At one point, following a rant in which Siegel called her progressive contemporaries “hyper-opinionated” and “mentally ill,” Giuliani paused a moment, as if to take it all in, and then blurted out: “I think you’re absolutely right!”
Following Siegel’s guest appearance, one of her followers on X gave her credit for adapting her message to Giuliani’s more mainstream MAGA audience.
“I didn’t hear anything objectionable,” the X user commented. “Not really shilling for Israel.
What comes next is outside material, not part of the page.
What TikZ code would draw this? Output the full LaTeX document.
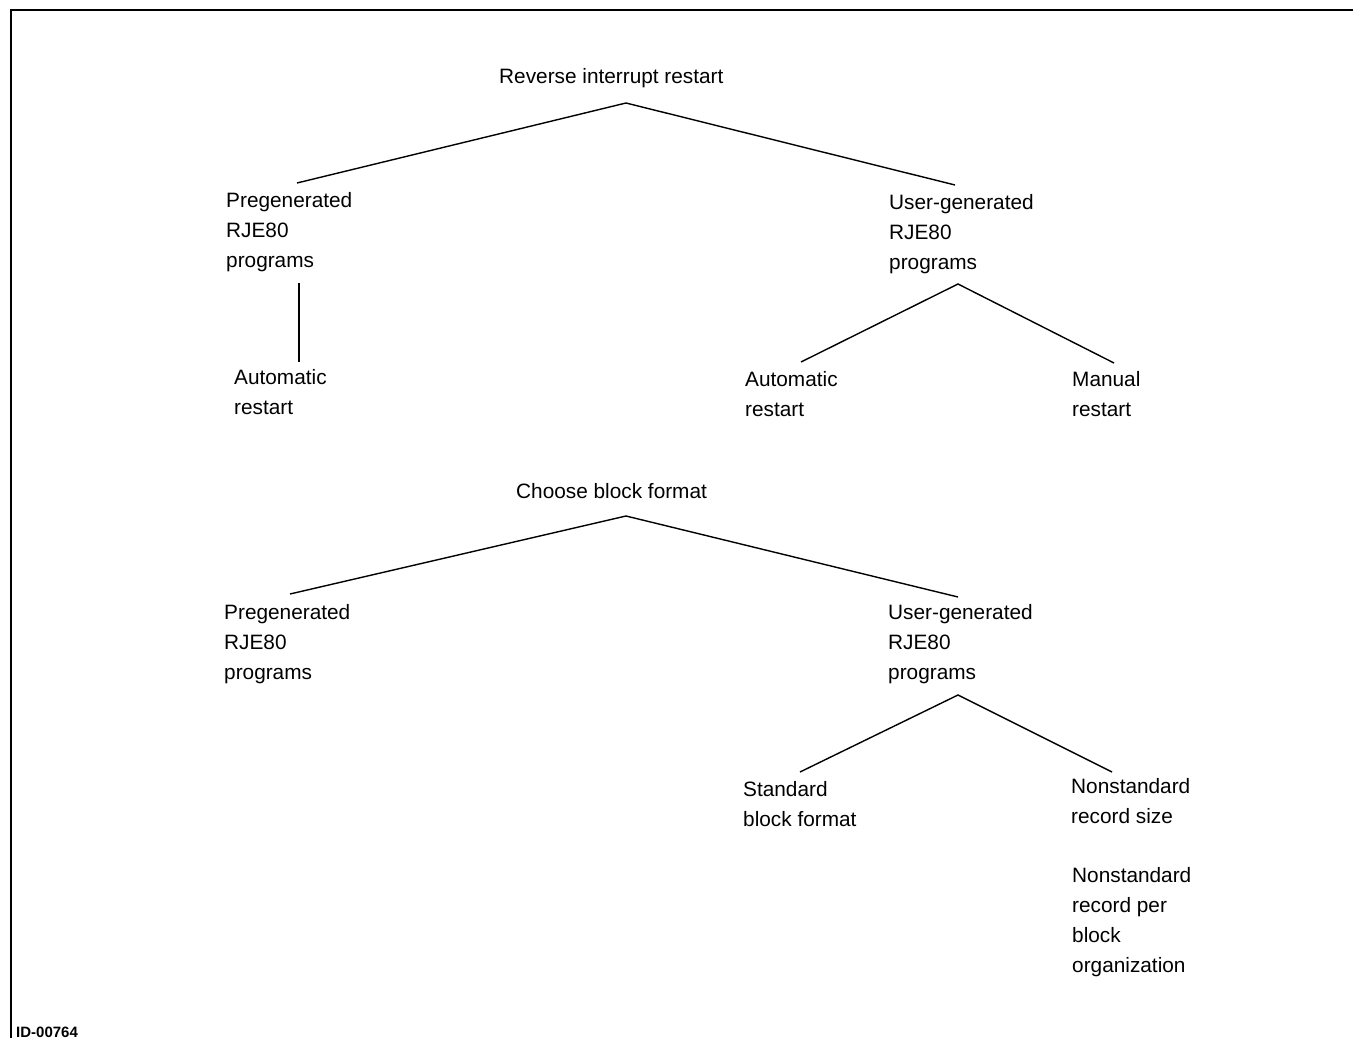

She did a good job considering the audience.”
“I would never!” Siegel replied, adding a smiley face.
Giuliani described himself on the YouTube show as “a very, very strong emotional supporter of Israel.”
Common ground on racist stereotypes about immigrants
It’s been a year for Giuliani.
A very bad year.
Last August, Giuliani was criminally charged in Georgia — alongside former president and current Republican nominee Donald Trump and 16 others — with racketeering and other alleged offenses to overturn the election.
Three months later, a federal jury found Giuliani liable for $148 million in a defamation lawsuit brought by two Black election workers in Georgia.
And last month, he was disbarred in his home state of New York for repeatedly lying about the 2020 election.
The conduct at the heart of the defamation case against Giuliani involves characterizations that play on stereotypes of Black criminality that are deeply rooted in American society.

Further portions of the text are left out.